-- START SUPPLIED DATA --
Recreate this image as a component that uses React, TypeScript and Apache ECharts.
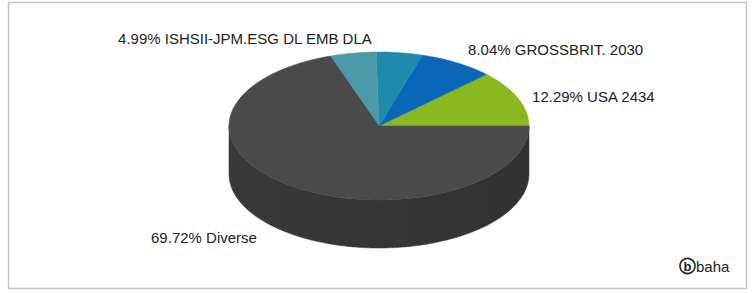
import { useEffect, useRef } from "react";
import * as echarts from "echarts";

// ---- data ----
const names = ["USA 2434", "GROSSBRIT. 2030", "", "ISHSII-JPM.ESG DL EMB DLA", "Diverse"];
const values = [12.29, 8.04, 4.96, 4.99, 69.72];
const showLabel = [true, true, false, true, true];

// ---- styles ----
const topColors = ["#8ab820", "#0a66b6", "#1f8aab", "#4a9aa8", "#4a4a4a"];
const sideColors = ["#6f9418", "#08528f", "#186e89", "#3b7b86", "#353535"];
const labelNudge = [[3, 3], [5, -3], [0, 0], [21, -3], [-28, -7]];
const LAYOUT = { cx: 379, cy: 126, rx: 150, ry: 74, depth: 48, labelGap: 12 };
const FONT = '15px "Liberation Sans", Arial, sans-serif';

const total = values.reduce((a, b) => a + b, 0);
const starts: number[] = [];
const ends: number[] = [];
{
  let acc = 0;
  values.forEach((v) => {
    starts.push(acc / total);
    acc += v;
    ends.push(acc / total);
  });
}
const sliceData = values.map((_, i) => [starts[i], ends[i], i]);

function pt(a: number, dy = 0): number[] {
  const { cx, cy, rx, ry } = LAYOUT;
  return [cx + rx * Math.cos(a), cy - ry * Math.sin(a) + dy];
}

function arcPts(a0: number, a1: number, dy = 0): number[][] {
  const n = Math.max(2, Math.ceil((a1 - a0) / (Math.PI / 180)));
  const out: number[][] = [];
  for (let k = 0; k <= n; k++) out.push(pt(a0 + ((a1 - a0) * k) / n, dy));
  return out;
}

export default function App() {
  const ref = useRef<HTMLDivElement>(null);
  useEffect(() => {
    document.body.style.margin = "0";
    if (!ref.current) return;
    const chart = echarts.init(ref.current, undefined, { renderer: "svg" });

    const renderSide = (_params: any, api: any) => {
      const a0 = api.value(0) * Math.PI * 2;
      const a1 = api.value(1) * Math.PI * 2;
      const i = api.value(2);
      const s = Math.max(a0, Math.PI);
      const e = Math.min(a1, Math.PI * 2);
      if (s >= e) return { type: "group", children: [] };
      const top = arcPts(s, e, 0);
      const bottom = arcPts(s, e, LAYOUT.depth).reverse();
      return {
        type: "group",
        children: [
          {
            type: "polygon",
            shape: { points: top.concat(bottom) },
            style: {
              fill: new echarts.graphic.LinearGradient(0, 0, 1, 0, [
                { offset: 0, color: "#393939" },
                { offset: 0.5, color: sideColors[i] },
                { offset: 1, color: "#323232" },
              ]),
              stroke: sideColors[i],
              lineWidth: 0.5,
            },
          },
        ],
      };
    };

    const renderTop = (_params: any, api: any) => {
      const a0 = api.value(0) * Math.PI * 2;
      const a1 = api.value(1) * Math.PI * 2;
      const i = api.value(2);
      const { cx, cy, rx, ry, depth, labelGap } = LAYOUT;
      const pts = [[cx, cy]].concat(arcPts(a0, a1, 0));
      const children: any[] = [
        {
          type: "polygon",
          shape: { points: pts },
          style: { fill: topColors[i], stroke: topColors[i], lineWidth: 0.5 },
        },
      ];
      if (showLabel[i]) {
        const m = (a0 + a1) / 2;
        const c = Math.cos(m);
        const s = Math.sin(m);
        const x = cx + (rx + labelGap) * c + labelNudge[i][0];
        const y = cy - (ry + labelGap) * s + (s < 0 ? depth : 0) + labelNudge[i][1];
        children.push({
          type: "text",
          style: {
            text: `${values[i].toFixed(2)}% ${names[i]}`,
            x,
            y,
            fill: "#222222",
            font: FONT,
            align: c >= 0 ? "left" : "right",
            verticalAlign: "middle",
          },
        });
      }
      return { type: "group", children };
    };

    chart.setOption({
      animation: false,
      backgroundColor: "#ffffff",
      graphic: [
        {
          type: "rect",
          shape: { x: 8.5, y: 2.5, width: 738, height: 286 },
          style: { fill: "none", stroke: "#c4c4c4", lineWidth: 1.5 },
          z: 0,
        },
        {
          type: "circle",
          shape: { cx: 687.5, cy: 266, r: 7.5 },
          style: { fill: "none", stroke: "#222", lineWidth: 1.6 },
        },
        {
          type: "text",
          style: {
            text: "b",
            x: 687.5,
            y: 266,
            fill: "#222",
            font: 'bold 13px "Liberation Sans", Arial, sans-serif',
            align: "center",
            verticalAlign: "middle",
          },
        },
        {
          type: "text",
          style: {
            text: "baha",
            x: 696,
            y: 266.5,
            fill: "#222",
            font: '15px "Liberation Sans", Arial, sans-serif',
            align: "left",
            verticalAlign: "middle",
          },
        },
      ],
      series: [
        {
          type: "custom",
          coordinateSystem: "none",
          silent: true,
          z: 1,
          data: sliceData,
          renderItem: renderSide,
        },
        {
          type: "custom",
          coordinateSystem: "none",
          silent: true,
          z: 2,
          data: sliceData,
          renderItem: renderTop,
        },
      ],
    });
    return () => chart.dispose();
  }, []);
  return <div ref={ref} style={{ width: 754, height: 293 }} />;
}
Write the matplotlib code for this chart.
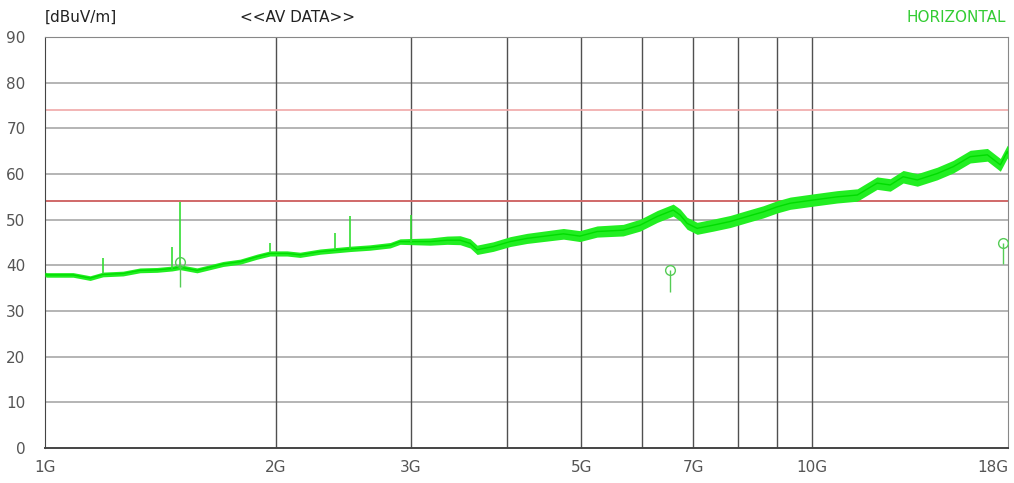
import numpy as np
import matplotlib.pyplot as plt
from matplotlib.ticker import FixedLocator, NullLocator

# trace (GHz, dBuV/m)
freq = [1.0, 1.006, 1.088, 1.145, 1.19, 1.264, 1.33, 1.40, 1.464, 1.499,
        1.578, 1.707, 1.796, 1.89, 1.965, 2.068, 2.15, 2.283, 2.388, 2.498,
        2.652, 2.818, 2.903, 3.0, 3.177, 3.344, 3.476, 3.583, 3.658, 3.838,
        4.04, 4.25, 4.74, 4.98, 5.244, 5.67, 5.967, 6.281, 6.59, 6.73,
        6.87, 7.08, 7.43, 7.82, 8.23, 8.63, 9.0, 9.36, 10.03, 10.78,
        11.45, 12.15, 12.64, 13.14, 13.71, 14.55, 15.27, 16.07, 16.92, 17.59,
        17.96, 18.0]
level = [38.0, 37.9, 37.9, 37.2, 38.0, 38.2, 38.9, 39.0, 39.3, 39.6,
         38.9, 40.3, 40.8, 41.9, 42.6, 42.6, 42.3, 43.0, 43.3, 43.6,
         43.9, 44.4, 45.2, 45.2, 45.2, 45.5, 45.5, 44.8, 43.4, 44.1,
         45.2, 45.9, 46.9, 46.4, 47.4, 47.7, 48.8, 50.7, 52.1, 51.0,
         49.2, 48.1, 48.8, 49.6, 50.7, 51.7, 52.8, 53.6, 54.3, 55.0,
         55.4, 58.0, 57.6, 59.4, 58.7, 60.1, 61.6, 63.8, 64.2, 62.0,
         64.9, 64.5]
# rough half thickness of the noisy band
band_f = [1.0, 2.9, 3.5, 6.0, 18.0]
band_w = [0.5, 0.6, 1.0, 1.3, 1.4]

spike_f = [1.19, 1.464, 1.499, 1.965, 2.388, 2.498, 3.0]
spike_top = [41.6, 44.1, 53.9, 45.0, 47.0, 50.7, 51.0]

mark_f = [1.499, 6.53, 17.75]
mark_lvl = [40.8, 39.0, 44.9]
mark_low = [35.3, 34.2, 40.3]

limit_pk = 74
limit_av = 54

xticks = [1, 2, 3, 5, 7, 10, 18]
xtick_labels = ['1G', '2G', '3G', '5G', '7G', '10G', '18G']
xgrid = [2, 3, 4, 5, 6, 7, 8, 9, 10]

fig = plt.figure(figsize=(10.14, 4.83), dpi=100)
ax = fig.add_axes([45 / 1014, 35 / 483, 963 / 1014, 411 / 483])
ax.set_xscale('log')
ax.set_xlim(1, 18)
ax.set_ylim(0, 90)

for v in range(10, 90, 10):
    ax.axhline(v, color='#a0a0a0', lw=1.1, zorder=1)
for g in xgrid:
    ax.axvline(g, color='#505050', lw=1.0, zorder=1)

ax.axhline(limit_pk, color='#f0a8a8', lw=1.2, zorder=2)
ax.axhline(limit_av, color='#d06868', lw=1.4, zorder=2)

f = np.array(freq)
lv = np.array(level)
w = np.interp(np.log10(f), np.log10(band_f), band_w)
ax.fill_between(f, lv - w, lv + w, color='#22ee22', lw=0, zorder=3)
ax.plot(f, lv, color='#00dd00', lw=1.0, zorder=4)

for sf, st in zip(spike_f, spike_top):
    ax.vlines(sf, np.interp(sf, f, lv), st, color='#33dd33', lw=1.2, zorder=4)

ax.vlines(mark_f, mark_low, mark_lvl, color='#55cc55', lw=1.0, zorder=5)
ax.plot(mark_f, mark_lvl, 'o', ms=7, mfc='none', mec='#55cc55', mew=1.0, zorder=5)

ax.xaxis.set_major_locator(FixedLocator(xticks))
ax.xaxis.set_minor_locator(NullLocator())
ax.set_xticklabels(xtick_labels)
ax.set_yticks(range(0, 91, 10))
ax.tick_params(axis='both', length=0, colors='#555555', labelsize=11)
ax.tick_params(axis='x', pad=9)
ax.tick_params(axis='y', pad=14)
labs = ax.get_xticklabels()
labs[-1].set_horizontalalignment('right')

for s in ['top', 'right']:
    ax.spines[s].set_color('#888888')
ax.spines['left'].set_color('#444444')
ax.spines['bottom'].set_color('#444444')
ax.spines['bottom'].set_linewidth(1.4)

fig.text(45 / 1014, 1 - 17 / 483, '[dBuV/m]', fontsize=11, color='#222222', va='center')
fig.text(240 / 1014, 1 - 17 / 483, '<<AV DATA>>', fontsize=11, color='#222222', va='center')
fig.text(1006 / 1014, 1 - 17 / 483, 'HORIZONTAL', fontsize=11, color='#33cc33',
         va='center', ha='right')

fig.savefig('out.png', dpi=100)
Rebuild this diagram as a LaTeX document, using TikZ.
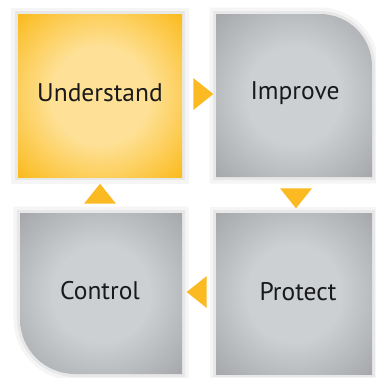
\documentclass[tikz,border=0pt]{standalone}
\usepackage{fontspec}
\setmainfont{PT Sans}
\usetikzlibrary{shapes.geometric}

\definecolor{boxyellow}{HTML}{FBBB1F}
\definecolor{glowyellow}{HTML}{FEE196}
\definecolor{boxgrey}{HTML}{A6A8AB}
\definecolor{glowgrey}{HTML}{CCD0D3}
\definecolor{arrowyellow}{HTML}{FCBA22}
\definecolor{frameinner}{HTML}{E8E8E9}
\definecolor{frameouter}{HTML}{F5F5F5}

\pgfdeclareradialshading{yellowglow}{\pgfpoint{0bp}{0bp}}{color(0bp)=(glowyellow); color(15bp)=(glowyellow); color(35bp)=(boxyellow); color(50bp)=(boxyellow)}
\pgfdeclareradialshading{greyglow}{\pgfpoint{0bp}{0bp}}{color(0bp)=(glowgrey); color(15bp)=(glowgrey); color(35bp)=(boxgrey); color(50bp)=(boxgrey)}

\tikzset{
  boxframe/.style={preaction={draw=frameouter, line width=13bp},
                   preaction={draw=frameinner, line width=6bp}},
  label/.style={font=\fontsize{25.5bp}{28bp}\selectfont, text=black!90},
  pointer/.style={isosceles triangle, isosceles triangle stretches, fill=arrowyellow,
                  inner sep=0pt, minimum height=20bp, minimum width=32bp},
}

\begin{document}
\begin{tikzpicture}[x=1bp, y=-1bp]
    \useasboundingbox (0,0) rectangle (376,378);

    % The four boxes
    \shade[boxframe, shading=yellowglow] (18,14) rectangle (182,177);
    \shade[boxframe, shading=greyglow] (216,14) -- (320,14)
        arc[start angle=-90, end angle=0, radius=52] -- (372,177) -- (216,177) -- cycle;
    \shade[boxframe, shading=greyglow] (216,213) rectangle (372,374);
    \shade[boxframe, shading=greyglow] (20,213) -- (182,213) -- (182,374) -- (75,374)
        arc[start angle=90, end angle=180, radius=55] -- cycle;

    % Labels
    \node[label] (understand) at (100,93) {Understand};
    \node[label] (improve) at (295,93) {Improve};
    \node[label] (protect) at (298,292) {Protect};
    \node[label] (control) at (100,291) {Control};

    % The pointers between the boxes
    \node[pointer, shape border rotate=0] (toimprove) at (201,94) {};
    \node[pointer, shape border rotate=-90] (toprotect) at (296,196) {};
    \node[pointer, shape border rotate=180] (tocontrol) at (199,292) {};
    \node[pointer, shape border rotate=90] (tounderstand) at (100,196) {};

\end{tikzpicture}
\end{document}
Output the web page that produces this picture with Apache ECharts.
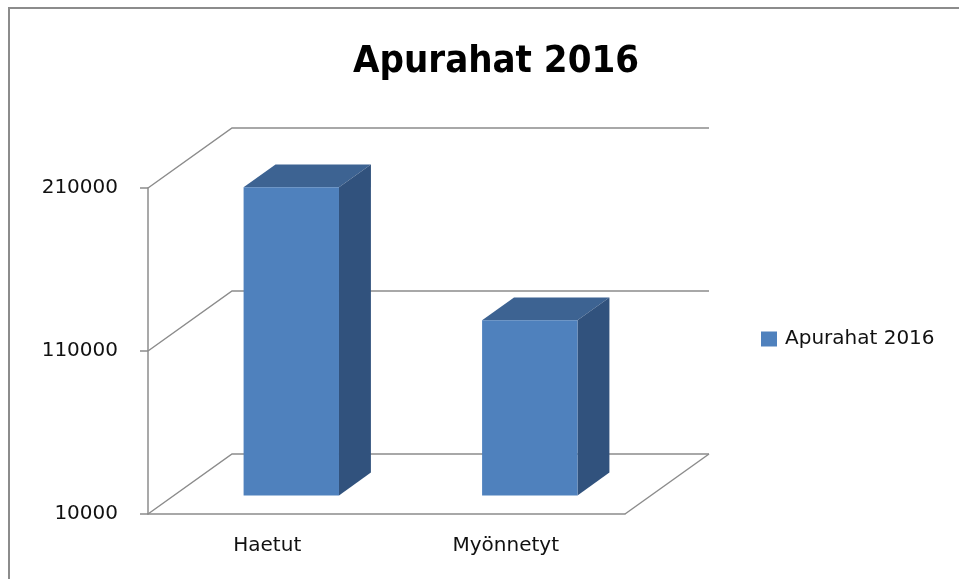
<!DOCTYPE html>
<html>
<head>
<meta charset="utf-8">
<script src="https://cdn.jsdelivr.net/npm/echarts@6/dist/echarts.min.js"></script>
<style>
  html, body { margin: 0; padding: 0; background: #fff; }
  #chart { width: 959px; height: 579px; }
</style>
</head>
<body>
<div id="chart"></div>
<script>
// data
var categories = ["Haetut", "Myönnetyt"];
var seriesName = "Apurahat 2016";
var values = [199000, 117500];
var yTicks = [10000, 110000, 210000];

// 3d look (oblique offset of the back wall, bar depth)
var DX = 84, DY = -60;
var DEPTH_FRONT = 0.31, DEPTH_BACK = 0.69;
var FRONT = "#4F81BD", TOP = "#3D6392", SIDE = "#31527D";
var GRID_COLOR = "#8c8c8c";

var chart = echarts.init(document.getElementById("chart"));

// back wall gridlines, left wall and floor
function renderWalls(params, api) {
  var v = api.value(1);
  var band = api.size([1, 0])[0];
  var left = api.coord([0, v]);
  var right = api.coord([categories.length - 1, v]);
  var xl = left[0] - band / 2, xr = right[0] + band / 2, y = left[1];
  var children = [
    {
      type: "polyline",
      shape: { points: [[xl, y], [xl + DX, y + DY], [xr + DX, y + DY]] },
      style: { stroke: GRID_COLOR, lineWidth: 1.5, fill: null }
    }
  ];
  if (v === yTicks[0]) {
    children.push({
      type: "line",
      shape: { x1: xr, y1: y, x2: xr + DX, y2: y + DY },
      style: { stroke: GRID_COLOR, lineWidth: 1.5 }
    });
  }
  return { type: "group", children: children };
}

// 3d bars
function renderBar(params, api) {
  var idx = api.value(0), v = api.value(1);
  var band = api.size([1, 0])[0];
  var base = api.coord([idx, yTicks[0]]);
  var top = api.coord([idx, v]);
  var w = band * 0.4;
  var x0 = base[0] - w / 2 + DX * DEPTH_FRONT - 2, x1 = x0 + w;
  var yb = base[1] + DY * DEPTH_FRONT, yt = top[1] + DY * DEPTH_FRONT;
  var ox = DX * (DEPTH_BACK - DEPTH_FRONT), oy = DY * (DEPTH_BACK - DEPTH_FRONT);
  return {
    type: "group",
    children: [
      { type: "polygon", shape: { points: [[x0, yt], [x1, yt], [x1 + ox, yt + oy], [x0 + ox, yt + oy]] }, style: { fill: TOP } },
      { type: "polygon", shape: { points: [[x1, yt], [x1, yb], [x1 + ox, yb + oy], [x1 + ox, yt + oy]] }, style: { fill: SIDE } },
      { type: "rect", shape: { x: x0, y: yt, width: w, height: yb - yt }, style: { fill: FRONT } }
    ]
  };
}

var option = {
  animation: false,
  title: {
    text: seriesName,
    left: 491,
    top: 38,
    textAlign: "center",
    textStyle: {
      fontFamily: "'Liberation Sans Narrow', 'DejaVu Sans Condensed', sans-serif",
      fontSize: 38,
      fontWeight: "bold",
      color: "#000"
    }
  },
  graphic: [
    {
      type: "rect",
      shape: { x: 9, y: 8, width: 1000, height: 1000 },
      style: { fill: null, stroke: "#8c8c8c", lineWidth: 2 },
      z: -10
    }
  ],
  legend: {
    data: [seriesName],
    left: 756,
    top: 324,
    icon: "rect",
    itemWidth: 16,
    itemHeight: 15,
    textStyle: { fontFamily: "DejaVu Sans", fontSize: 20, color: "#111", padding: [0, 0, 0, 3] }
  },
  grid: { left: 148, right: 334, top: 188, bottom: 65 },
  xAxis: {
    type: "category",
    data: categories,
    axisLine: { lineStyle: { color: GRID_COLOR, width: 1.5 } },
    axisTick: { length: 6, lineStyle: { color: GRID_COLOR, width: 1.5 } },
    axisLabel: { margin: 22, fontFamily: "DejaVu Sans", fontSize: 20, color: "#111" },
    splitLine: { show: false }
  },
  yAxis: {
    type: "value",
    min: yTicks[0],
    max: yTicks[yTicks.length - 1],
    interval: yTicks[1] - yTicks[0],
    axisLine: { show: true, lineStyle: { color: GRID_COLOR, width: 1.5 } },
    axisTick: { show: true, length: 8, lineStyle: { color: GRID_COLOR, width: 1.5 } },
    axisLabel: {
      margin: 30,
      fontFamily: "DejaVu Sans",
      fontSize: 20,
      color: "#111",
      formatter: function (v) { return String(v); }
    },
    splitLine: { show: false }
  },
  series: [
    {
      name: "walls",
      type: "custom",
      silent: true,
      renderItem: renderWalls,
      data: yTicks.map(function (t) { return [0, t]; }),
      z: 1
    },
    {
      name: seriesName,
      type: "custom",
      renderItem: renderBar,
      itemStyle: { color: FRONT },
      data: values.map(function (v, i) { return [i, v]; }),
      z: 2
    }
  ]
};

chart.setOption(option);
</script>
</body>
</html>
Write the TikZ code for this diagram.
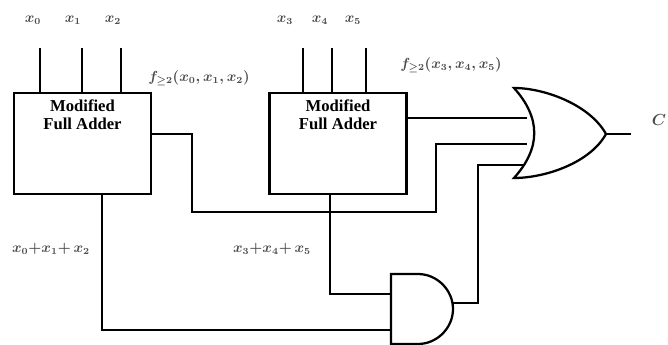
-- END SUPPLIED DATA --
TASK OBJECTIVE: Note each line of the entries that has "Write" in it, and copy those lines.

FINAL RESULT:
Write the matplotlib code for this chart.
Write the TikZ code for this diagram.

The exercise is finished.